Но все увиденное на Десне не идет ни в какое сравнение с тем, что вытворяют на берегах Днепра бывшие «колхозные комсомольцы» — теперешние «новые украинцы». Неисчислимые средства идут на тотальное уничтожение природной среды: нерестилищ, озер, лугов, островов. Все это засыпается песком, заливается бетоном и увенчивается многоэтажными дворцами-коттеджами за каменными заборами. (Кстати, проект Закона Украины о налоге на недвижимость давно законсервирован в архивах Верховной Рады.) Каждого, кто попытается выйти на берег, встречает охрана и щиты с надписями: «Частная собственность! Причаливать, купаться и ловить рыбу запрещено!» О том, что вызывающе нарушаются все природоохранительные законы, не стоит и говорить. Законы — не для новых «хозяев жизни». И при всем этом мы декларируем свое стремление объединиться с Европой. Но как можно воспринимать страну, где не признают законов, где не выполняют свое общественное назначение ни семья, ни школа, ни государственные институты?

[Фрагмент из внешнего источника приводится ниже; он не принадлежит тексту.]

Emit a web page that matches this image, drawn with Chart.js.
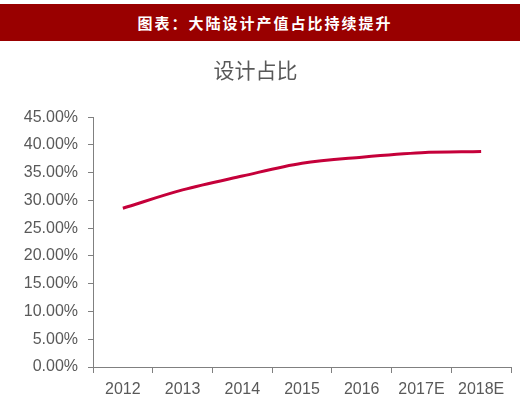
<!DOCTYPE html>
<html>
<head>
<meta charset="utf-8">
<script src="https://cdn.jsdelivr.net/npm/chart.js@4/dist/chart.umd.min.js"></script>
<style>
  html, body { margin: 0; padding: 0; background: #fff; }
  #wrap { position: relative; width: 520px; height: 398px; overflow: hidden; }
  #banner {
    position: absolute; left: 0; top: 4px; width: 520px; height: 37px;
    background: #990000; color: #fff;
    font-family: "Noto Sans CJK SC", sans-serif; font-weight: bold;
    font-size: 15px; letter-spacing: 2px; line-height: 37px;
    text-align: center; padding-left: 10px; box-sizing: border-box;
  }
  canvas { position: absolute; left: 0; top: 0; }
</style>
</head>
<body>
<div id="wrap">
  <canvas id="c" width="520" height="398"></canvas>
  <div id="banner">图表：大陆设计产值占比持续提升</div>
</div>
<script>
const categories = ['2012', '2013', '2014', '2015', '2016', '2017E', '2018E'];
const designShare = [28.6, 31.9, 34.4, 36.7, 37.8, 38.6, 38.8];
const seriesName = '设计占比';
const chartTitle = '设计占比';
const yTickValues = [0, 5, 10, 15, 20, 25, 30, 35, 40, 45];

const axisColor = '#808080';
const labelColor = '#595959';

new Chart(document.getElementById('c'), {
  type: 'line',
  data: {
    labels: categories,
    datasets: [{
      label: seriesName,
      data: designShare,
      borderColor: '#C5003A',
      backgroundColor: '#C5003A',
      borderWidth: 3,
      pointRadius: 0,
      tension: 0.4,
      cubicInterpolationMode: 'monotone',
      fill: false
    }]
  },
  options: {
    responsive: false,
    animation: false,
    layout: { padding: { left: 0, right: 9, top: 0, bottom: 0 } },
    plugins: {
      legend: { display: false },
      tooltip: { enabled: false },
      title: {
        display: true,
        text: chartTitle,
        color: labelColor,
        font: { family: '"Noto Sans CJK SC", sans-serif', size: 21, weight: 'normal', lineHeight: 1.2 },
        padding: { top: 57, bottom: 35 }
      }
    },
    scales: {
      x: {
        type: 'category',
        offset: true,
        grid: { offset: true, drawOnChartArea: false, drawTicks: true, tickLength: 6, color: axisColor },
        border: { display: true, color: axisColor, width: 1 },
        ticks: {
          color: labelColor, padding: 7, maxRotation: 0, autoSkip: false,
          font: { family: '"Liberation Sans", Arial, sans-serif', size: 16 }
        },
        afterFit: (s) => { s.height = 31; }
      },
      y: {
        min: 0, max: 45,
        afterBuildTicks: (s) => { s.ticks = yTickValues.map(v => ({ value: v })); },
        grid: { drawOnChartArea: false, drawTicks: true, tickLength: 5, color: axisColor },
        border: { display: true, color: axisColor, width: 1 },
        ticks: {
          color: labelColor, padding: 10,
          font: { family: '"Liberation Sans", Arial, sans-serif', size: 16 },
          callback: (v) => Number(v).toFixed(2) + '%'
        },
        afterFit: (s) => { s.width = 93; }
      }
    }
  }
});
</script>
</body>
</html>
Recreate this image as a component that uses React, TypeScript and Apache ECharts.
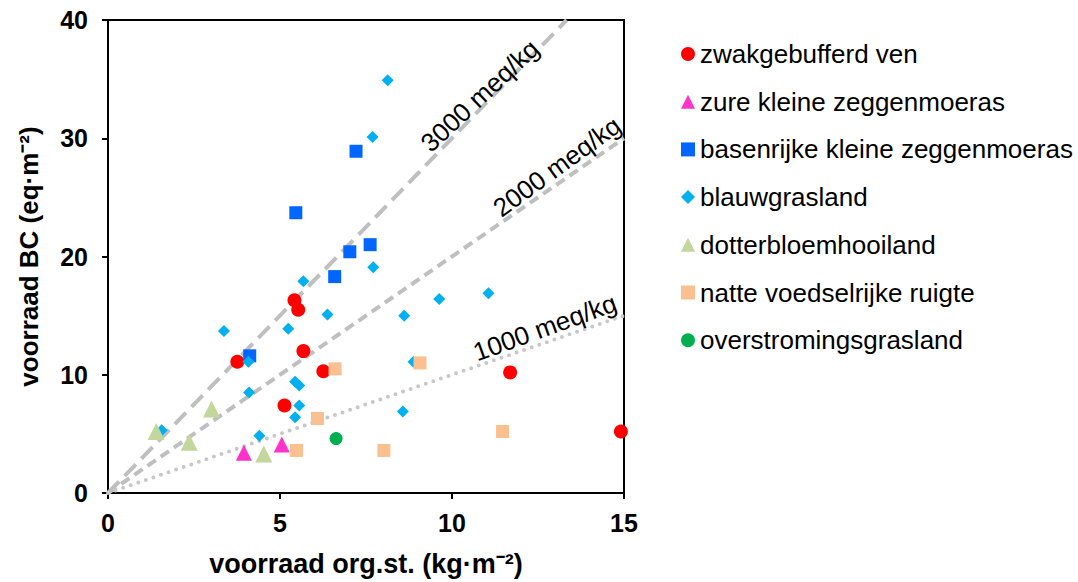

Украине крайне необходимы люди нового мышления, способные жертвенно и плодотворно работать на всех уровнях в соответствии с требованиями ХХI века. Хватит ли для этого человеческого ресурса, ведь прогнозируется сокращение населения Украины почти в два раза? И не время ли создать условия для возвращения в Украину (с предоставлением всех гражданских прав) представителей украинской диаспоры, которые не хотят быть окончательно ассимилируемыми? Именно эти люди являются носителями национальной идеи и ментальности, сформированной в условиях делового и прагматического Запада. Именно они являются носителями мирового опыта во всех сферах жизни и могут стать живым примером успешной работы в фермерстве, глобальном бизнесе, государственном управлении и геополитике. Ясно, что для реализации этой несколько утопической идеи сначала необходимо прекратить отъезд украинцев за границу в поисках лучшей жизни.